Colony Bay TV

I Set Before You Life And Death

December 15, 2011 James Riley

My Blood Runs Cold, My Memory Has Just Been Sold…

In the summer of 1975, trying to beef up my college-bound credentials, I took a biology class at Arcadia High School, taught by a self-satisfied, sandal-wearing ex-hippy whose name I can’t remember.   I may not remember his name because, unlike the rest of my teachers, he didn’t seem very anxious to teach very much of anything, much less impart an excitement for learning.   Let’s call him Mr. Sanders.  He was just a quiet guy in his late twenties with Art Garfunkel hair and a teaching credential and a box full of Scientific Americans. To pass the time, he told us to dig through the magazines and read the last 15 minutes of every class.

I think it was Steve Chaput or David Allen or Steve Rados who discovered that about one out of every 15 Scientific Americans was actually a Playboy.   A few weeks later, when Mr. Sanders wondered why certain issues seemed to be more in demand than others, he registered only slight embarrassment at the answer.    He appeared to have been given one ruler for measuring his universe, Darwin’s theory of evolution, and he glumly applied it to everything, including the bright-eyed kids before him.   When confronted with a roomful of teenagers — young men snorting about the centerfolds and young women disgusted by the snorting — Mr. Sanders seemed to be pondering the genetic pool, that and not much more.  The bell rang and nothing changed. It was the same four tattered boxes of Scientific Americans and Playboys the next day.

A few years before this episode of soft-core apathy in public school places, I would return home from Jr. High school to watch the afternoon lineup of re-runs, which included The Rifleman, Father Knows Best, and Ozzie and Harriet.   Ponder those story lines for a moment, and compare them to Deadwood, Glee, and Desperate Housewives.  Did Chuck Connors ever have to wind his way through an alleyway full of F-Bombs, to outrun a killer wearing nothing but boots and cartridge belt?    Did we ever have to watch Wally Cleaver fending off a Eddie Haskel advance, much less endure man to man makeout?    Did Wally Plumstead ever drive a girlfriend to an abortion clinic?

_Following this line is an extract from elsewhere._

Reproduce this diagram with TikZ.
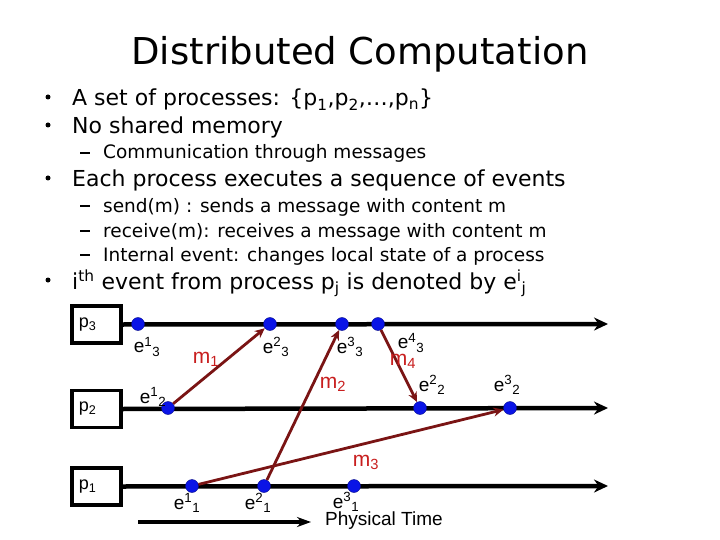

The entertainment, four decades ago, was no less engaging.   People still had problems. Cattle thieves stole.   Hearts were broken.   Murders went unsolved. Jealousies smouldered.  Corruption raged.

But the story didn’t have to be propped up by quite as much cleavage.   The central conflict didn’t require throwing your best friend’s wife down on a pool table after hours.   An inventive plot didn’t demand that every pervert have his day in the sun, followed by the obligatory civil rights after-glow.

Culture either moves uphill slowly, or it slides downhill quickly.   I know why it’s difficult finding the audience for Courage, because I make no apologies for the mission:  I’m pushing the audience up the mountain.   I’m asking them to process different cultural assumptions, to strain for baroque language, to feel the weight of far less tolerant criminal justice, and I’m asking them to walk in a world where the spirit dwells, and not just Darwin.

Because that’s what happened to my old biology teacher, and a thousand others like him. They lost their souls.  They were given only probability analysis as their god and sex as their sacrament, so the world became far less mysterious, far more cruel, and far less beautiful.  That’s the reason Jon Stewart has to turn Benjamin Franklin into a rutting buffoon.  When confronted by an age that valued courage, an age that looked tenderly on their posterity, an age that actually used phrases like “our lives, our fortunes, and our sacred honor,” the soul-dead demons of the modern age howl out their misery behind a joke.